A 54-year park resident, who did not want to be identified because of the ongoing dispute, said the rent hikes require her to forego other expenses to adjust for a higher rent payment.

She estimated that around half of her neighbors – like her — rely on social security checks that don’t accommodate rising rent.

The resident, who has lived at Hancock Heights for more than five decades and watched a series of owners come and go, said rent climbed dramatically and amenities deteriorated when Sun Communities acquired the property.

The community had experienced water pressure problems before, but they were typically resolved within days under prior ownership, she said. Since Sun Communities took over, residents say the issues have become chronic — at one point lasting six weeks over the winter holidays.

“I guess they’re treating us like trailer trash, and most of us aren’t,” another resident who asked not to be identified said. “We’re educated — we’re not wealthy — but we paid our time. We’ve done our work, and we just want a happy place to live until we die and not have to be worrying about if every other day we can still afford to be here. Where will we go if we can’t?”

Sun Communities, which owns about 515 communities across North America and the United Kingdom, did not respond to inquiries from the Bangor Daily News.

The Hancock Heights resident said moving a mobile home — which most residents own — can cost upwards of $10,000, leaving most with few options. Her monthly lot rent has jumped $116 in under four years.

“A lot of us fear that we’re not going to have a roof over our heads because we can’t keep affording these rent increases,” the resident added.

She also noted that rent hikes are applied on each resident’s move-in anniversary, so increases are staggered throughout the year. Maine law allows tenants to appeal a rent increase if more than half of the park’s residents request rent mediation.

“In places like Hancock, where everybody gets their increases at different times, that’s never going to happen,” according to Jennifer Reynolds, an organizing fellow with the progressive nonprofit Maine People’s Alliance.

Reynolds said efforts to cap lot rents — both permanently and temporarily — are gaining momentum as out-of-state corporations buy up more Maine mobile home parks.

“It’s an investment opportunity for them,” Reynolds said. “They’re just going to extract as much wealth as they can and move on.”

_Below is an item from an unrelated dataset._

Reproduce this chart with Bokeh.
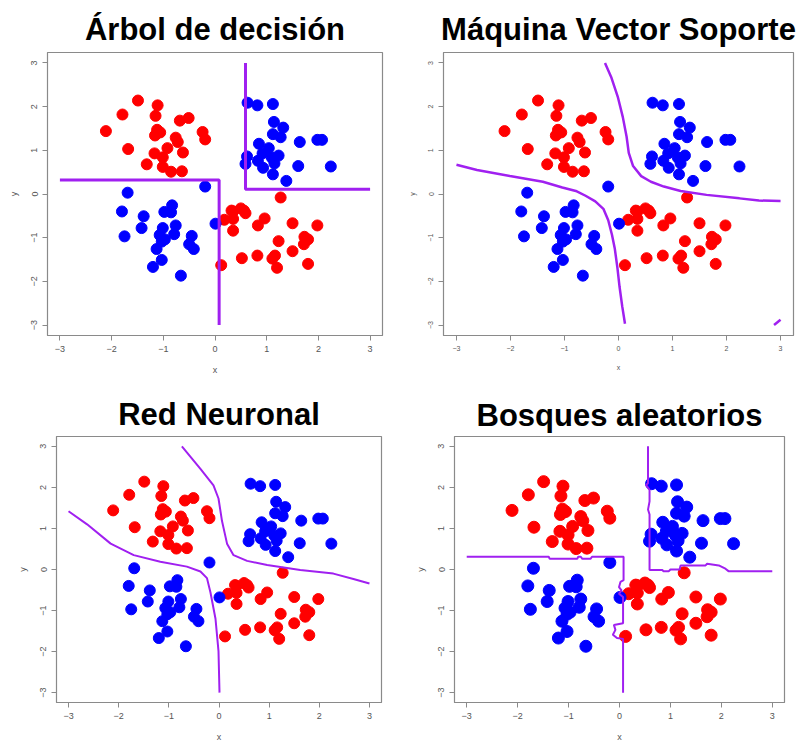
from bokeh.plotting import figure
from bokeh.layouts import column, row
from bokeh.models import FixedTicker
from bokeh.embed import file_html
from bokeh.resources import INLINE

# ---------------- data ----------------
red_x = [-1.49, -1.11, -1.79, -1.15, -0.68, -0.51, -2.11, -1.12, -1.06, -1.16, -0.24, -0.19,
         -0.76, -0.72, -1.68, -0.92, -1.17, -0.62, -1.01, -1.32, -1.01, -0.85, -0.64,
         1.27, 0.35, 0.50, 0.56, 0.59, 0.32, 0.35, 0.18, 0.96, 0.83, 1.50, 1.98, 0.35,
         1.23, 1.73, 1.80, 1.72, 1.50, 1.16, 1.11, 0.82, 0.52, 1.20, 1.80, 0.12]
red_y = [2.14, 2.03, 1.82, 1.79, 1.68, 1.74, 1.44, 1.47, 1.41, 1.34, 1.42, 1.25,
         1.29, 1.19, 1.03, 1.05, 0.93, 0.95, 0.84, 0.68, 0.62, 0.51, 0.52,
         -0.08, -0.40, -0.33, -0.38, -0.44, -0.38, -0.57, -0.59, -0.56, -0.72, -0.67, -0.72, -0.84,
         -1.08, -0.98, -1.04, -1.15, -1.31, -1.41, -1.48, -1.41, -1.47, -1.69, -1.60, -1.63]

blue_x = [0.63, 0.82, 1.12, 1.14, 1.32, 1.12, 1.27, 1.64, 1.98, 2.07, 0.85, 1.04, 0.92,
          0.62, 1.10, 1.23, 0.83, 1.15, 0.59, 0.93, 1.61, 2.24, 1.12, 1.38,
          -0.19, -1.69, -1.80, -1.38, -0.83, -0.98, -0.85, 0.01, -1.42, -1.01, -0.76,
          -1.75, -1.07, -0.79, -0.45, -0.97, -1.03, -0.50, -0.41, -1.13, -1.03, -1.20, -0.66]
blue_y = [2.09, 2.03, 2.06, 1.65, 1.52, 1.37, 1.30, 1.19, 1.24, 1.24, 1.15, 1.05, 0.93,
          0.86, 0.83, 0.88, 0.76, 0.70, 0.69, 0.60, 0.64, 0.63, 0.45, 0.30,
          0.17, 0.03, -0.40, -0.51, -0.26, -0.41, -0.42, -0.68, -0.78, -0.78, -0.72,
          -0.97, -0.94, -0.92, -0.96, -1.04, -1.09, -1.15, -1.26, -1.26, -1.51, -1.67, -1.87]

ticks = [-3, -2, -1, 0, 1, 2, 3]

# decision tree boundary
tree_a_x = [-3.0, 0.08, 0.08]
tree_a_y = [0.32, 0.32, -3.0]
tree_b_x = [0.59, 0.59, 3.0]
tree_b_y = [3.0, 0.11, 0.11]

# SVM boundary
svm_a_x = [-3.00, -2.62, -2.01, -1.40, -1.04, -0.79, -0.61, -0.43, -0.28, -0.19, -0.12, -0.07, -0.02, 0.02, 0.07, 0.12]
svm_a_y = [0.67, 0.55, 0.41, 0.28, 0.15, 0.07, -0.04, -0.17, -0.34, -0.60, -0.94, -1.24, -1.69, -2.13, -2.58, -2.97]
svm_b_x = [-0.25, -0.13, -0.01, 0.08, 0.15, 0.19, 0.27, 0.42, 0.60, 0.84, 1.15, 1.63, 2.24, 2.60, 3.00]
svm_b_y = [3.00, 2.66, 2.21, 1.76, 1.31, 0.94, 0.64, 0.41, 0.28, 0.17, 0.07, -0.02, -0.10, -0.15, -0.16]
svm_c_x = [2.88, 3.00]
svm_c_y = [-3.00, -2.88]

# neural network boundary
nn_a_x = [-3.00, -2.63, -2.16, -1.70, -1.17, -0.64, -0.37, -0.24, -0.17, -0.07, -0.01, 0.01]
nn_a_y = [1.42, 1.10, 0.63, 0.35, 0.19, 0.07, -0.05, -0.21, -0.56, -1.20, -1.99, -3.00]
nn_b_x = [-0.74, -0.37, -0.11, -0.01, 0.06, 0.16, 0.29, 0.56, 0.96, 1.62, 2.28, 2.68, 3.00]
nn_b_y = [3.00, 2.45, 2.05, 1.73, 1.18, 0.63, 0.35, 0.21, 0.11, -0.01, -0.10, -0.23, -0.34]

# random forest boundary
rf_a_x = [-3.00, -1.39, -1.37, -0.83, -0.81, -0.76, -0.73, -0.57, -0.54, 0.08, 0.08, 0.02, -0.01,
          0.04, -0.01, 0.07, 0.07, -0.11, -0.08, -0.13, -0.05, 0.07, 0.07]
rf_a_y = [0.31, 0.31, 0.26, 0.26, 0.31, 0.31, 0.26, 0.26, 0.31, 0.31, -0.26, -0.30, -0.43,
          -0.51, -0.59, -0.67, -1.31, -1.35, -1.47, -1.59, -1.67, -1.69, -3.00]
rf_b_x = [0.56, 0.56, 0.52, 0.59, 0.59, 0.56, 0.59, 0.59, 0.84, 0.86, 0.97, 1.00, 1.18, 1.20,
          1.69, 1.72, 1.95, 2.08, 2.14, 3.00]
rf_b_y = [3.00, 2.10, 2.06, 1.94, 1.66, 1.46, 1.34, -0.01, -0.01, -0.04, -0.04, 0.00, 0.00, 0.10,
          0.10, 0.14, 0.10, 0.02, -0.04, -0.04]

titles = ["Árbol de decisión", "Máquina Vector Soporte", "Red Neuronal", "Bosques aleatorios"]

PURPLE = "#a020f0"
FONT = "Liberation Sans"


def make_fig(title, w, h, bl, br, bt, bb, tick_px, pt_size, standoff):
    p = figure(width=w, height=h, x_range=(-3.24, 3.24), y_range=(-3.24, 3.24),
               output_backend="svg", toolbar_location=None, title=title,
               min_border_left=bl, min_border_right=br, min_border_top=bt, min_border_bottom=bb)
    p.title.text_font = FONT
    p.title.text_font_size = "31px"
    p.title.text_font_style = "bold"
    p.title.text_color = "black"
    p.title.align = "center"
    p.title.standoff = standoff
    p.xgrid.visible = False
    p.ygrid.visible = False
    p.outline_line_color = "#8a8a8a"
    p.outline_line_width = 1.2
    p.background_fill_color = "white"
    p.border_fill_color = "white"
    for ax in (p.xaxis, p.yaxis):
        ax.ticker = FixedTicker(ticks=ticks)
        ax.minor_tick_line_color = None
        ax.major_tick_in = 0
        ax.major_tick_out = 5
        ax.major_tick_line_color = "#8a8a8a"
        ax.axis_line_color = "#8a8a8a"
        ax.major_label_text_font = FONT
        ax.major_label_text_font_size = tick_px
        ax.major_label_text_color = "#555555"
        ax.major_label_standoff = 5
        ax.axis_label_text_font = FONT
        ax.axis_label_text_font_size = tick_px
        ax.axis_label_text_font_style = "normal"
        ax.axis_label_text_color = "#555555"
        ax.axis_label_standoff = 10
    p.xaxis.axis_label = "x"
    p.yaxis.axis_label = "y"
    p.yaxis.major_label_orientation = "vertical"
    p.scatter(red_x, red_y, size=pt_size, fill_color="#ff0000", line_color="#ff0000")
    p.scatter(blue_x, blue_y, size=pt_size, fill_color="#0000ff", line_color="#0000ff")
    return p


p1 = make_fig(titles[0], 405, 380, 47, 23, 52, 45, "9px", 11, 11)
p1.line(tree_a_x, tree_a_y, line_color=PURPLE, line_width=3)
p1.line(tree_b_x, tree_b_y, line_color=PURPLE, line_width=3)

p2 = make_fig(titles[1], 400, 380, 32, 12, 51, 40, "7px", 11, 12)
p2.line(svm_a_x, svm_a_y, line_color=PURPLE, line_width=2.5)
p2.line(svm_b_x, svm_b_y, line_color=PURPLE, line_width=2.5)
p2.line(svm_c_x, svm_c_y, line_color=PURPLE, line_width=2.5)

p3 = make_fig(titles[2], 405, 364, 56, 24, 53, 38, "9px", 11, 10)
p3.line(nn_a_x, nn_a_y, line_color=PURPLE, line_width=2)
p3.line(nn_b_x, nn_b_y, line_color=PURPLE, line_width=2)

p4 = make_fig(titles[3], 400, 364, 49, 21, 56, 37, "9px", 12, 7)
p4.line(rf_a_x, rf_a_y, line_color=PURPLE, line_width=2)
p4.line(rf_b_x, rf_b_y, line_color=PURPLE, line_width=2)

layout = column(row(p1, p2), row(p3, p4))

open("out.html", "w").write(file_html(layout, INLINE))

She identified four towns with lot rent control ordinances already in place— Sanford, Searsport, Waterville and Old Orchard Beach — and at least seven municipalities where temporary caps have been approved. Other residents have banded together to buy their mobile home communities, including the 129-lot Cedar Falls Mobile Home Park in Bangor.

In mid-May, Sanford city councilors adopted a new rule that will bar mobile park owners from raising rents above 3%, limit them to doing so once every 12 months and require they provide 90 day notice to residents.